Corporate Social Responsibility (CSR)

BNP Paribas’s corporate social responsibility plays a major role in its environment and forms an integral part of its business ethics and embedded in its core values. They have taken charge of leading companies in implementing environmental friendly practices by signing up to the United Nations’ Global Compact in 2003 and in its financial sector initiatives, BNP has encouraged companies to include climate change issues in their investment decisions and have brought together companies to promote responsible behaviour by companies within the community. BNP has also signed up for Principles for Responsible Investment (PRI) which provides assistance to companies in incorporating environmental, social, and corporate governance concerns into their mainstream investment decision making practices (BNP Paribas Annual Report, 2009, p. 118[xvi]).
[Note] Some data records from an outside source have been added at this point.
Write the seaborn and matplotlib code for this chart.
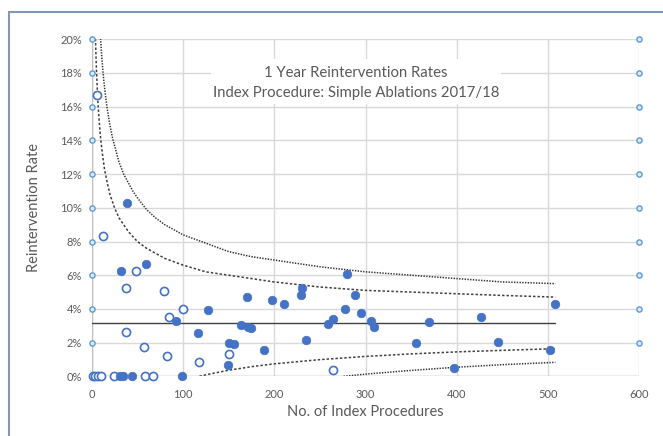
import matplotlib
matplotlib.use("Agg")
import matplotlib.pyplot as plt
from matplotlib.lines import Line2D
from matplotlib.patches import Rectangle
import seaborn as sns
import pandas as pd

# ---------------- data (rates in %) ----------------
filled_n = [39, 32, 60, 92, 127, 116, 170, 164, 171, 174, 150, 156, 149, 189, 198, 211,
            230, 229, 235, 259, 264, 277, 280, 289, 295, 306, 309, 370, 427, 355, 445, 397,
            502, 508, 31, 34, 44, 99]
filled_rate = [10.26, 6.25, 6.67, 3.26, 3.94, 2.59, 4.71, 3.05, 2.92, 2.87, 2.00, 1.92, 0.67,
               1.59, 4.55, 4.27, 5.22, 4.80, 2.13, 3.09, 3.41, 3.97, 6.07, 4.84, 3.73, 3.27,
               2.91, 3.24, 3.51, 1.97, 2.02, 0.50, 1.59, 4.32, 0.0, 0.0, 0.0, 0.0]

open_n = [6, 12, 48, 38, 79, 100, 85, 38, 57, 82, 118, 150, 264, 1, 3.5, 6.5, 10, 24, 58, 67]
open_rate = [16.67, 8.33, 6.25, 5.26, 5.06, 4.00, 3.53, 2.63, 1.75, 1.22, 0.85, 1.33, 0.38,
             0.0, 0.0, 0.0, 0.0, 0.0, 0.0, 0.0]

mean_n = [0, 508]
mean_rate = [3.16, 3.16]

upper_outer_n = [9, 10, 11, 12, 13, 15, 17, 20, 23, 26, 30, 35, 40, 45, 50, 60, 70, 80, 90,
                 100, 125, 150, 175, 200, 250, 300, 350, 400, 450, 508]
upper_outer_rate = [20.7, 19.8, 19.0, 18.3, 17.7, 16.7, 15.9, 14.9, 14.1, 13.5, 12.7, 12.0,
                    11.5, 11.0, 10.6, 9.9, 9.4, 9.0, 8.7, 8.4, 7.9, 7.4, 7.1, 6.9, 6.5, 6.2,
                    6.0, 5.8, 5.6, 5.5]

upper_inner_n = [4, 5, 6, 7, 8, 9, 10, 12, 14, 17, 20, 25, 30, 35, 40, 50, 60, 70, 80, 100,
                 125, 150, 200, 250, 300, 350, 400, 450, 508]
upper_inner_rate = [20.3, 18.5, 17.2, 16.1, 15.3, 14.6, 14.0, 13.1, 12.3, 11.5, 10.8, 10.0,
                    9.4, 9.0, 8.6, 8.0, 7.6, 7.3, 7.0, 6.6, 6.2, 6.0, 5.6, 5.3, 5.1, 5.0,
                    4.9, 4.8, 4.7]

lower_inner_n = [118, 125, 150, 175, 200, 250, 300, 350, 400, 450, 508]
lower_inner_rate = [0.0, 0.09, 0.36, 0.57, 0.74, 0.99, 1.18, 1.33, 1.45, 1.54, 1.64]

lower_outer_n = [276, 300, 350, 400, 450, 508]
lower_outer_rate = [0.0, 0.13, 0.35, 0.54, 0.69, 0.83]

axis_marker_rate = [2, 4, 6, 8, 10, 12, 14, 16, 18, 20]
left_marker_n = [0] * len(axis_marker_rate)
right_marker_n = [600] * len(axis_marker_rate)

x_ticks = [0, 100, 200, 300, 400, 500, 600]
y_ticks = [0, 2, 4, 6, 8, 10, 12, 14, 16, 18, 20]
y_tick_labels = [f"{v}%" for v in y_ticks]

title_lines = ["1 Year Reintervention Rates", "Index Procedure: Simple Ablations 2017/18"]
x_label = "No. of Index Procedures"
y_label = "Reintervention Rate"

# ---------------- style ----------------
sns.set_theme(style="white")
plt.rcParams["font.family"] = ["Lato", "DejaVu Sans"]

BLUE = "#4472C4"
LBLUE = "#5B9BD5"
GRID = "#D9D9D9"
TXT = "#595959"
LINE = "#404040"

fig = plt.figure(figsize=(6.63, 4.36), dpi=100)
ax = fig.add_axes([0.1383, 0.1369, 0.826, 0.773])

# funnel limits
def curve(xs, ys, ls, lw, color):
    d = pd.DataFrame({"n": xs, "r": ys})
    sns.lineplot(data=d, x="n", y="r", ax=ax, color=color, linestyle=ls, linewidth=lw,
                 sort=False, estimator=None, zorder=3)

curve(upper_outer_n, upper_outer_rate, (0, (0.9, 0.9)), 1.1, "#2F2F2F")
curve(upper_inner_n, upper_inner_rate, (0, (1.6, 1.3)), 1.1, "#404040")
curve(lower_inner_n, lower_inner_rate, (0, (1.6, 1.3)), 1.1, "#404040")
curve(lower_outer_n, lower_outer_rate, (0, (0.9, 0.9)), 1.1, "#2F2F2F")
sns.lineplot(x=mean_n, y=mean_rate, ax=ax, color=LINE, linewidth=1.0, zorder=3)

# axis markers
sns.scatterplot(x=left_marker_n, y=axis_marker_rate, ax=ax, s=14, marker="o",
                facecolor="#DDEBF7", edgecolor=LBLUE, linewidth=1.0, zorder=5, clip_on=False)
sns.scatterplot(x=right_marker_n, y=axis_marker_rate, ax=ax, s=14, marker="o",
                facecolor="#DDEBF7", edgecolor=LBLUE, linewidth=1.0, zorder=5, clip_on=False)

# points
sns.scatterplot(x=open_n, y=open_rate, ax=ax, s=34, marker="o", facecolor="white",
                edgecolor=BLUE, linewidth=1.2, zorder=6, clip_on=False)
sns.scatterplot(x=filled_n, y=filled_rate, ax=ax, s=38, marker="o", color=BLUE,
                edgecolor=BLUE, linewidth=0.5, zorder=6, clip_on=False)

ax.set_xlim(0, 600)
ax.set_ylim(0, 20)
ax.set_xticks(x_ticks)
ax.set_yticks(y_ticks)
ax.set_yticklabels(y_tick_labels)
ax.grid(True, color=GRID, linewidth=1.0)
ax.set_axisbelow(True)
for sp in ax.spines.values():
    sp.set_visible(False)
ax.axvline(0, color="#BFBFBF", linewidth=1.0, zorder=1)
ax.axhline(0, color="#BFBFBF", linewidth=1.0, zorder=1)
ax.tick_params(axis="both", length=0, labelsize=8, labelcolor=TXT)
ax.tick_params(axis="x", pad=9)
ax.tick_params(axis="y", pad=7)
ax.set_xlabel(x_label, fontsize=10.5, color=TXT, labelpad=4)
ax.set_ylabel(y_label, fontsize=10.5, color=TXT, labelpad=14)

# title box covering gridlines
fig.patches.append(Rectangle((211 / 663, 1 - 104 / 436), 290 / 663, 45 / 436,
                             transform=fig.transFigure, facecolor="white",
                             edgecolor="none", zorder=2))
fig.text(356 / 663, 1 - 73 / 436, title_lines[0], ha="center", va="center",
         fontsize=10.7, color=TXT, zorder=3)
fig.text(356 / 663, 1 - 93 / 436, title_lines[1], ha="center", va="center",
         fontsize=10.7, color=TXT, zorder=3)

# outer chart frame (left and top edges visible)
fig.lines.append(Line2D([9 / 663, 9 / 663], [0, 1 - 12 / 436], transform=fig.transFigure,
                        color="#8497B0", linewidth=1.5))
fig.lines.append(Line2D([9 / 663, 1], [1 - 12 / 436, 1 - 12 / 436], transform=fig.transFigure,
                        color="#8497B0", linewidth=1.5))

fig.savefig("out.png", dpi=100)
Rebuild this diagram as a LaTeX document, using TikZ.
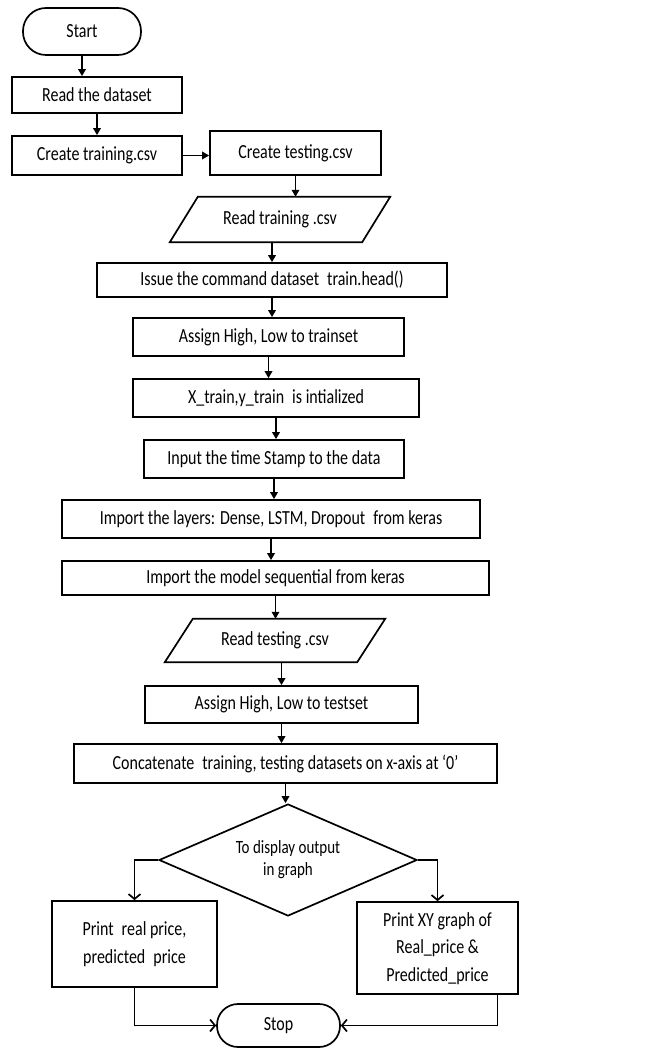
\documentclass[tikz,border=0pt]{standalone}
\usepackage{fontspec}
\usepackage{graphicx}
\setmainfont{Carlito}
\usetikzlibrary{shapes.geometric,arrows.meta,calc}
\newcommand{\vs}[1]{\scalebox{1}[1.25]{#1}}
\begin{document}
\begin{tikzpicture}[x=1pt,y=-1pt,
  lw/.style={line width=1.7pt},
  box/.style={draw,lw,rectangle,inner sep=0pt,font=\fontsize{16}{22}\selectfont,align=center},
  term/.style={box},
  ptext/.style={inner sep=0pt,font=\fontsize{16}{22}\selectfont,minimum width=192pt},
  dec/.style={draw,lw,diamond,inner sep=0pt,aspect=2.3,font=\fontsize{15}{18}\selectfont,align=center},
  arr/.style={lw,-{Triangle[length=7pt,width=7.5pt]}},
  arrb/.style={lw,-{Straight Barb[length=5pt,width=12pt]}}
]
\fill[white] (0,0) rectangle (666,1048);
\useasboundingbox (0,0) rectangle (666,1048);

% nodes
\node[term,rounded corners=23pt,minimum width=118pt,minimum height=47pt] (start) at (82,31.5) {\vs{Start}};
\node[box,minimum width=170pt,minimum height=36pt] (rd) at (97,95) {\vs{Read the dataset}};
\node[box,minimum width=170pt,minimum height=39pt] (ctr) at (97,155.5) {\vs{Create training.csv}};
\node[box,minimum width=171pt,minimum height=44pt] (cte) at (295.5,153) {\vs{Create testing.csv}};
\node[ptext,minimum height=45pt] (rtr) at (280,219.5) {\vs{Read training .csv}};
\draw[lw] ($(rtr.south west)+(-14,0)$) -- ($(rtr.south east)+(-14,0)$) -- ($(rtr.north east)+(14,0)$) -- ($(rtr.north west)+(14,0)$) -- cycle;
\node[box,minimum width=350pt,minimum height=34pt] (ib) at (272,280) {\vs{Issue the command dataset\enspace train.head()}};
\node[box,minimum width=271pt,minimum height=38pt] (atr) at (268.5,337) {\vs{Assign High, Low to trainset}};
\node[box,minimum width=286pt,minimum height=38pt] (xt) at (276,398) {\vs{X\_train,y\_train\enspace is intialized}};
\node[box,minimum width=260pt,minimum height=38pt] (ts) at (274,459) {\vs{Input the time Stamp to the data}};
\node[box,minimum width=418pt,minimum height=38pt] (il) at (271,519) {\vs{Import the layers: Dense, LSTM, Dropout\enspace from keras}};
\node[box,minimum width=427pt,minimum height=34pt] (im) at (275.5,578) {\vs{Import the model sequential from keras}};
\node[ptext,minimum height=43pt] (rte) at (275,640.5) {\vs{Read testing .csv}};
\draw[lw] ($(rte.south west)+(-14,0)$) -- ($(rte.south east)+(-14,0)$) -- ($(rte.north east)+(14,0)$) -- ($(rte.north west)+(14,0)$) -- cycle;
\node[box,minimum width=273pt,minimum height=37pt] (ate) at (281.5,704.5) {\vs{Assign High, Low to testset}};
\node[box,minimum width=423pt,minimum height=39pt] (cc) at (285.5,763.5) {\vs{Concatenate\enspace training, testing datasets on x-axis at ‘0’}};
\node[dec,minimum width=258pt,minimum height=112pt] (dm) at (288,860) {\vs{\begin{tabular}{@{}c@{}}To display output\\in graph\end{tabular}}};
\node[box,minimum width=165pt,minimum height=86pt] (lp) at (134.5,944) {\vs{\begin{tabular}{@{}c@{}}Print\enspace real price,\\predicted\enspace price\end{tabular}}};
\node[box,minimum width=161pt,minimum height=92pt] (rp) at (437.5,948) {\vs{\begin{tabular}{@{}c@{}}Print XY graph of\\Real\_price \&\\Predicted\_price\end{tabular}}};
\node[term,rounded corners=21pt,minimum width=123pt,minimum height=43pt] (stop) at (278.5,1025.5) {\vs{Stop}};
\coordinate (rpo) at ($(rp.south)+(60,0)$);

% connectors
\draw[arr] (start.south) -- (start.south |- rd.north);
\draw[arr] (rd.south) -- (rd.south |- ctr.north);
\draw[arr] (ctr.east) -- (ctr.east -| cte.west);
\draw[arr] (cte.south) -- (cte.south |- rtr.north);
\draw[arr] (rtr.south -| ib.north) -- (ib.north);
\draw[arr] (ib.south) -- (ib.south |- atr.north);
\draw[arr] (atr.south) -- (atr.south |- xt.north);
\draw[arr] (xt.south) -- (xt.south |- ts.north);
\draw[arr] (ts.south) -- (ts.south |- il.north);
\draw[arr] (il.south) -- (il.south |- im.north);
\draw[arr] (im.south) -- (im.south |- rte.north);
\draw[arr] (rte.south -| ate.north) -- (ate.north);
\draw[arr] (ate.south) -- (ate.south |- cc.north);
\draw[arr] (cc.south) -- (cc.south |- dm.north);
\draw[arrb] (dm.west) -| (lp.north);
\draw[arrb] (dm.east) -| (rp.north);
\draw[arrb] (lp.south) |- (stop.west);
\draw[arrb] (rpo) |- (stop.east);
\end{tikzpicture}
\end{document}
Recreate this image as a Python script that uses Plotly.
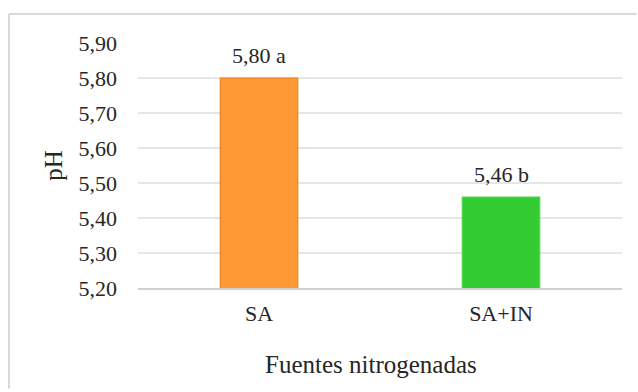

See Appendix 5 on CSR as a management duty.

Porter’s Five Forces Model Analysis

Diagram 3: Porter’s Five Forces Model

Source: Porter, M 2008

Threats of New Entrants (Strong)

Singapore is relatively lenient when it comes to foreign businesses operations set up in Singapore since the country has a pro-business environment with rich cultural diversity and stable politics. We can also suggest the threats of new entrants may be strong because financial institutions are becoming universal, providing a diverse range of financial services and not just restricted to banking services. The new entrants are exploring innovative banking as such BNP Paribas adopts innovation as a key driver to outshine its competitors.

Bargaining Power of Suppliers (Weak)

The power of suppliers in influencing BNP Paribas is considered to be weak. The customers being the depositors do not have control of the interest rates set by the bank or on any internal operations, whereas for corporate clients, the bank still holds a greater power in the offering of services and package deals to its larger clients. The Credit Market provides the source of raw materials and liquid assets which is unmeasurable. Lastly, the Central Bank being MAS is responsible for the issuance of currency, supervision of financial services and stability surveillance and who is of last resort and provider of liquidity in the markets. Therefore, the Central Bank who controls the liquidity in the markets has some power in its influence on BNP Paribas as a whole than in day to day operations (Ackerman, J 2008[xvii]).

Bargaining Power of Buyers (Medium)

The buyers of BNP Paribas’s products are the customers themselves; the depositors whom have some power in deciding which bank they would settle for. However, for the corporate clients, it is difficult to determine the differences in the services provided/offered by each bank as there is no specific service offer to each bank.

Threats of substitute products or services (Strong)

There are a variety of financial services being offered from various banks in Singapore who specialises in different business lines and have various experiences and successes. BNP Paribas Singapore faces greater threats towards its Corporate & Investment Banking as well as Asset Management services. However, though various banks offer similar services to them, like its threats from new entrants, innovation is their key to compete with substitute products, to set themselves apart from its competitors (Bernet & Partner, 2008[xviii]).

Rivalry among existing firms (Strong)

There is intense rivalry among the financial industry. BNP Paribas competes with money centre banks, super regional banks and institutional asset management providers and financial planners. In Singapore, there are 113 competitive commercial banks, 49 merchant banks and 3 finance companies and three local banks; DBS, UOB and OCBC , the three largest banks in Southeast Asia (MAS, 2009[xix]).

BNP Paribas faces strong competition from in the area of asset management as Singapore is the premier asset management locations in Asia (MICA, 2009). A central location for the provision of risk management, insurance broking and offshore insurance services in which BNP is engaged in. It is BNP’s innovative strategic plans and its prime financial attention to serving customers’ needs which sets them apart from its competitors.